Two state-of-the-art tugs, were handed over to South Africa's port utility Portnet by shipbuilder SAFbuild at the Port of Durban on Friday. The tugs were commissioned as part of Portnet's ship-handling capability program to meet the increasing volumes of trade passing through the Port of Durban, and to efficiently handle larger container liners calling at the port.
The tugs' fire-fighting capabilities have been upgraded in that they now comply with international fire fighting Fi-Fi regulations. The tug contract marks the entry into the shipbuilding industry by a black economic empowerment (BEE) company--SAFbuild is a joint venture between Southern African Shipyards Ltd. and SAFreight Ltd., a black controlled company. At a naming ceremony held in Durban today, the tugs were accepted on behalf of Portnet by Bheki Sibiya, Transnet executive director. In keeping with the Portnet tradition of naming tugs after rivers at the Port of Durban, the tugs were named the Palmiet and Enseleni. The acquisition of the tugs has come at a good time with the Port of Durban, especially, facing a sustained increase in containerized cargo, Portnet said in a statement.
The acquisition is also in line with a decision taken by major shipping lines to commission fourth-generation 290-meter container liners on the South African route. In recent bollard pull, harbor and sea trials, the new tugs have far exceeded expected capabilities. In the bollard pull trials, they have achieved a 58.9-ton pulling power, up from the stipulated requirement of 50-tons. This compares favorably with existing tugs at Durban (35-ton capability) and Richards Bay and Saldanha Bay (42-ton capacity).
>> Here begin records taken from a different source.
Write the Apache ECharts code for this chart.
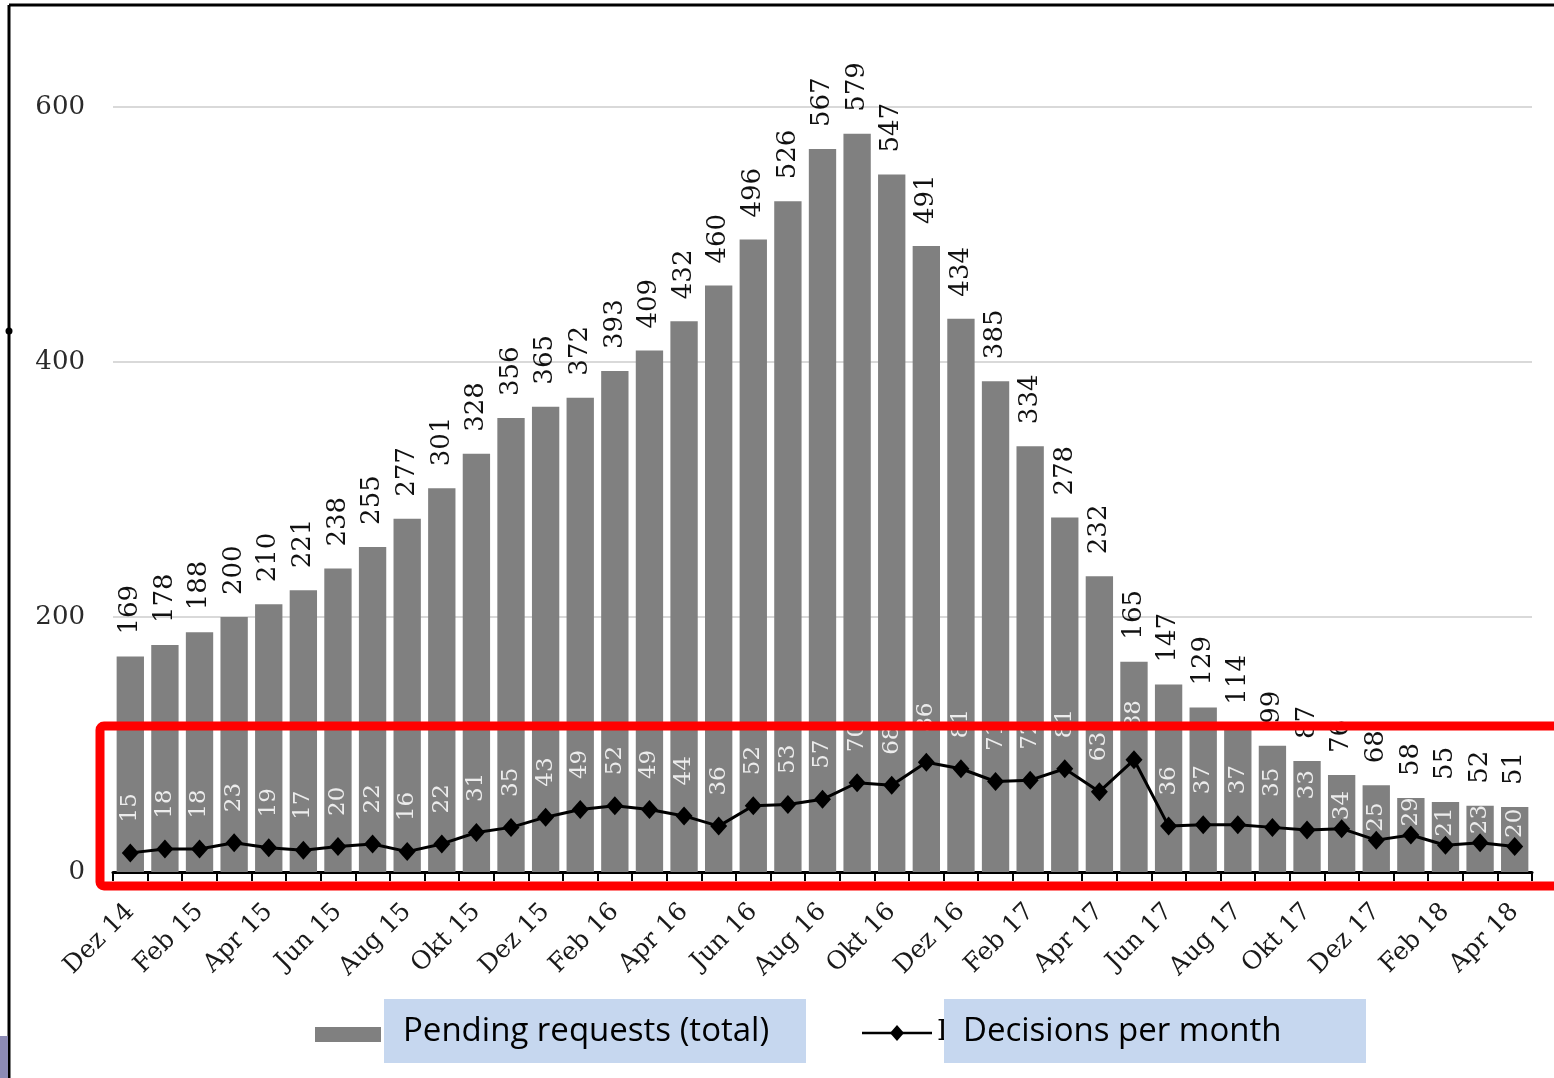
<!DOCTYPE html>
<html>
<head>
<meta charset="utf-8">
<script src="https://cdn.jsdelivr.net/npm/echarts@6/dist/echarts.min.js"></script>
<style>
  html, body { margin: 0; padding: 0; background: #fff; }
  #chart { width: 1554px; height: 1078px; }
</style>
</head>
<body>
<div id="chart"></div>
<script>
// Monthly periods, Dec 2014 – Apr 2018
const months = [
  'Dez 14',
  'Jan 15', 'Feb 15', 'Mrz 15', 'Apr 15', 'Mai 15', 'Jun 15', 'Jul 15', 'Aug 15', 'Sep 15', 'Okt 15', 'Nov 15', 'Dez 15',
  'Jan 16', 'Feb 16', 'Mrz 16', 'Apr 16', 'Mai 16', 'Jun 16', 'Jul 16', 'Aug 16', 'Sep 16', 'Okt 16', 'Nov 16', 'Dez 16',
  'Jan 17', 'Feb 17', 'Mrz 17', 'Apr 17', 'Mai 17', 'Jun 17', 'Jul 17', 'Aug 17', 'Sep 17', 'Okt 17', 'Nov 17', 'Dez 17',
  'Jan 18', 'Feb 18', 'Mrz 18', 'Apr 18'
];

// Pending requests at month end (total)
const pendingTotal = [
  169, 178, 188, 200, 210, 221, 238, 255, 277, 301, 328, 356, 365,
  372, 393, 409, 432, 460, 496, 526, 567, 579, 547, 491, 434,
  385, 334, 278, 232, 165, 147, 129, 114, 99, 87, 76, 68,
  58, 55, 52, 51
];

// Decisions issued per month
const decisionsPerMonth = [
  15, 18, 18, 23, 19, 17, 20, 22, 16, 22, 31, 35, 43,
  49, 52, 49, 44, 36, 52, 53, 57, 70, 68, 86, 81,
  71, 72, 81, 63, 88, 36, 37, 37, 35, 33, 34, 25,
  29, 21, 23, 20
];

const yTicks = [0, 200, 400, 600];

const serif = '"DejaVu Serif", "Liberation Serif", serif';
const sans = '"Open Sans", "Liberation Sans", sans-serif';

// the last few value labels sit right on their markers so they stay inside the short bars
const decisionItems = decisionsPerMonth.map((v, i) => ({
  value: v,
  label: { distance: i >= 35 ? -1 : 21 }
}));

const chart = echarts.init(document.getElementById('chart'), null, { renderer: 'canvas' });

chart.setOption({
  backgroundColor: '#ffffff',
  animation: false,
  grid: { left: 113, right: 22, top: 107, bottom: 206, containLabel: false },
  xAxis: {
    type: 'category',
    data: months,
    boundaryGap: true,
    axisLine: { lineStyle: { color: '#000', width: 3 } },
    axisTick: { show: true, interval: 0, length: 9, lineStyle: { color: '#000', width: 2 } },
    axisLabel: {
      interval: 1,
      rotate: 45,
      margin: 36,
      color: '#1a1a1a',
      fontFamily: serif,
      fontSize: 25
    },
    splitLine: { show: false }
  },
  yAxis: {
    type: 'value',
    min: yTicks[0],
    max: yTicks[yTicks.length - 1],
    interval: 200,
    axisLine: { show: false },
    axisTick: { show: false },
    axisLabel: { margin: 28, color: '#2a2a2a', fontFamily: serif, fontSize: 26 },
    splitLine: { lineStyle: { color: '#d9d9d9', width: 2 } }
  },
  series: [
    {
      name: 'Pending requests (total)',
      type: 'bar',
      data: pendingTotal,
      barCategoryGap: '21%',
      itemStyle: { color: '#808080' },
      label: {
        show: true,
        position: 'top',
        rotate: 90,
        align: 'left',
        verticalAlign: 'middle',
        distance: 22,
        color: '#111',
        fontFamily: serif,
        fontSize: 26
      },
      z: 2
    },
    {
      name: 'Decisions per month',
      type: 'line',
      data: decisionItems,
      symbol: 'diamond',
      symbolSize: [17, 19],
      itemStyle: { color: '#000' },
      lineStyle: { color: '#000', width: 3 },
      label: {
        show: true,
        position: 'top',
        rotate: 90,
        align: 'left',
        verticalAlign: 'middle',
        color: '#ececec',
        fontFamily: serif,
        fontSize: 23
      },
      z: 3
    }
  ],
  graphic: [
    // outer frame
    { type: 'line', z: 50, shape: { x1: 9, y1: 5, x2: 1554, y2: 5 }, style: { stroke: '#000', lineWidth: 3 } },
    { type: 'line', z: 50, shape: { x1: 9, y1: 5, x2: 9, y2: 1078 }, style: { stroke: '#000', lineWidth: 3 } },
    { type: 'circle', z: 50, shape: { cx: 9, cy: 331, r: 3.5 }, style: { fill: '#000' } },
    { type: 'text', z: 49, left: -15, top: 317, style: { text: '0', fontFamily: serif, fontSize: 26, fill: '#333' } },
    { type: 'rect', z: 50, shape: { x: 0, y: 1036, width: 8, height: 42 }, style: { fill: '#8d8bb5' } },

    // highlight box round the lower band
    { type: 'rect', z: 60, shape: { x: 100, y: 726, width: 1480, height: 160, r: 4 },
      style: { fill: 'none', stroke: '#ff0000', lineWidth: 9 } },

    // legend: bar swatch
    { type: 'rect', z: 40, shape: { x: 315, y: 1027, width: 66, height: 15 }, style: { fill: '#808080' } },
    { type: 'rect', z: 41, shape: { x: 384, y: 999, width: 422, height: 64 }, style: { fill: '#c6d7ef' } },
    { type: 'text', z: 42, x: 403, y: 1032, style: { text: 'Pending requests (total)', fontFamily: sans, fontSize: 33, fill: '#000', verticalAlign: 'middle' } },

    // legend: line swatch with diamond
    { type: 'line', z: 40, shape: { x1: 862, y1: 1033, x2: 932, y2: 1033 }, style: { stroke: '#000', lineWidth: 2.5 } },
    { type: 'polygon', z: 40, shape: { points: [[897, 1025], [904, 1033], [897, 1041], [890, 1033]] }, style: { fill: '#000' } },
    { type: 'text', z: 39, x: 937, y: 1033, style: { text: 'D', fontFamily: serif, fontSize: 28, fill: '#000', verticalAlign: 'middle' } },
    { type: 'rect', z: 41, shape: { x: 944, y: 999, width: 422, height: 64 }, style: { fill: '#c6d7ef' } },
    { type: 'text', z: 42, x: 963, y: 1032, style: { text: 'Decisions per month', fontFamily: sans, fontSize: 33, fill: '#000', verticalAlign: 'middle' } }
  ]
});
</script>
</body>
</html>
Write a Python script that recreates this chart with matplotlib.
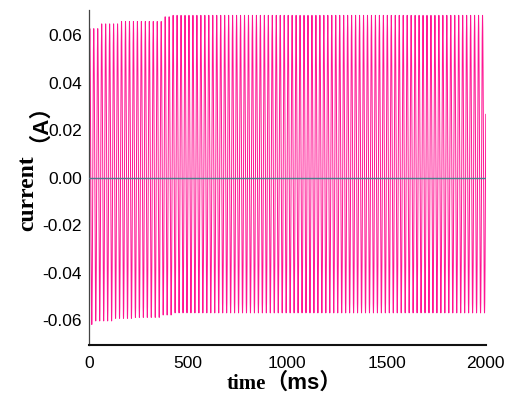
import numpy as np
import matplotlib
matplotlib.use('Agg')
import matplotlib.pyplot as plt

# envelope of the current trace (step levels)
upper_t = [0, 55, 156, 373, 408]          # ms, start of each level
upper_a = [0.063, 0.065, 0.066, 0.068, 0.0686]
lower_t = [0, 20, 122, 232, 358, 423]
lower_a = [-0.062, -0.0605, -0.0594, -0.059, -0.058, -0.0571]

freq_hz = 50.0        # supply frequency
step_ms = 0.5         # output step of the simulation
t_end = 2000

# second trace that sits on zero
zero_t = [0, 2000]
zero_y = [0.0, 0.0]

t = np.arange(0, t_end + step_ms, step_ms)
up = np.array(upper_a)[np.searchsorted(upper_t, t, side='right') - 1]
lo = np.array(lower_a)[np.searchsorted(lower_t, t, side='right') - 1]
s = np.sin(2 * np.pi * freq_hz * t / 1000.0 + 0.4)
current = np.where(s > 0, up * s, -lo * s)

fig = plt.figure(figsize=(5.06, 3.98), dpi=100)
ax = fig.add_axes([0.176, 0.133, 0.784, 0.842])

ax.plot(t, current, color='#ff1493', lw=0.7)
ax.plot(zero_t, zero_y, color='#4f7c8c', lw=1.0, zorder=3)

ax.set_xlim(0, 2000)
ax.set_ylim(-0.0705, 0.0707)
ax.set_xticks([0, 500, 1000, 1500, 2000])
ax.set_yticks([-0.06, -0.04, -0.02, 0.0, 0.02, 0.04, 0.06])
ax.set_yticklabels(['-0.06', '-0.04', '-0.02', '0.00', '0.02', '0.04', '0.06'])
ax.tick_params(length=0, labelsize=12.5)
ax.tick_params(axis='y', pad=5)
ax.tick_params(axis='x', pad=8)
for lab in ax.get_xticklabels() + ax.get_yticklabels():
    lab.set_family('Liberation Sans')

for side in ['top', 'right']:
    ax.spines[side].set_visible(False)
ax.spines['left'].set_color('#444444')
ax.spines['left'].set_linewidth(0.9)
ax.spines['bottom'].set_color('#111111')
ax.spines['bottom'].set_linewidth(1.5)

# axis titles: serif word + sans full-width bracket part
W, H = 506, 398
sans_cjk = ['Liberation Sans', 'Noto Sans CJK SC']
fig.text(246 / W, 1 - 384 / H, 'time', family='Liberation Serif', weight='bold',
         fontsize=15, ha='center', va='center')
fig.text(304 / W, 1 - 383 / H, '（ms）', family=sans_cjk,
         weight='bold', fontsize=16, ha='center', va='center')
fig.text(28 / W, 1 - 193 / H, 'current', family='Liberation Serif', weight='bold',
         fontsize=17, ha='center', va='center', rotation=90)
fig.text(28 / W, 1 - 112 / H, '（A）', family=sans_cjk,
         weight='bold', fontsize=16, ha='center', va='center', rotation=90)

fig.savefig('out.png', dpi=100)
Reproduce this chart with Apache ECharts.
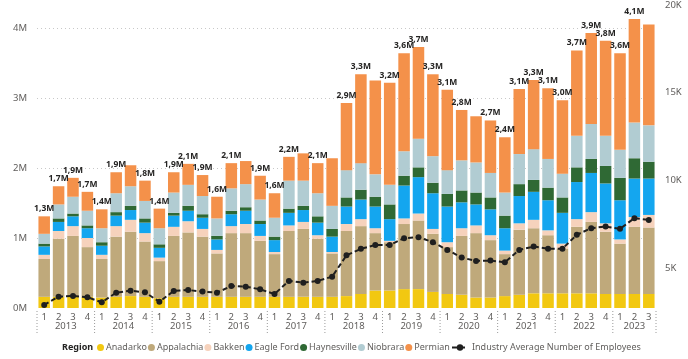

The tugs incorporate the latest international design developments, and follow Portnet research which identified the most suitable design for local use. Their above-average power is made possible by omni-directional vertical blade propulsion. Low maintenance costs will offset slight increases in fuel consumption needed by the higher horsepower engines, while expected reductions in manning levels will have a positive effect across operations.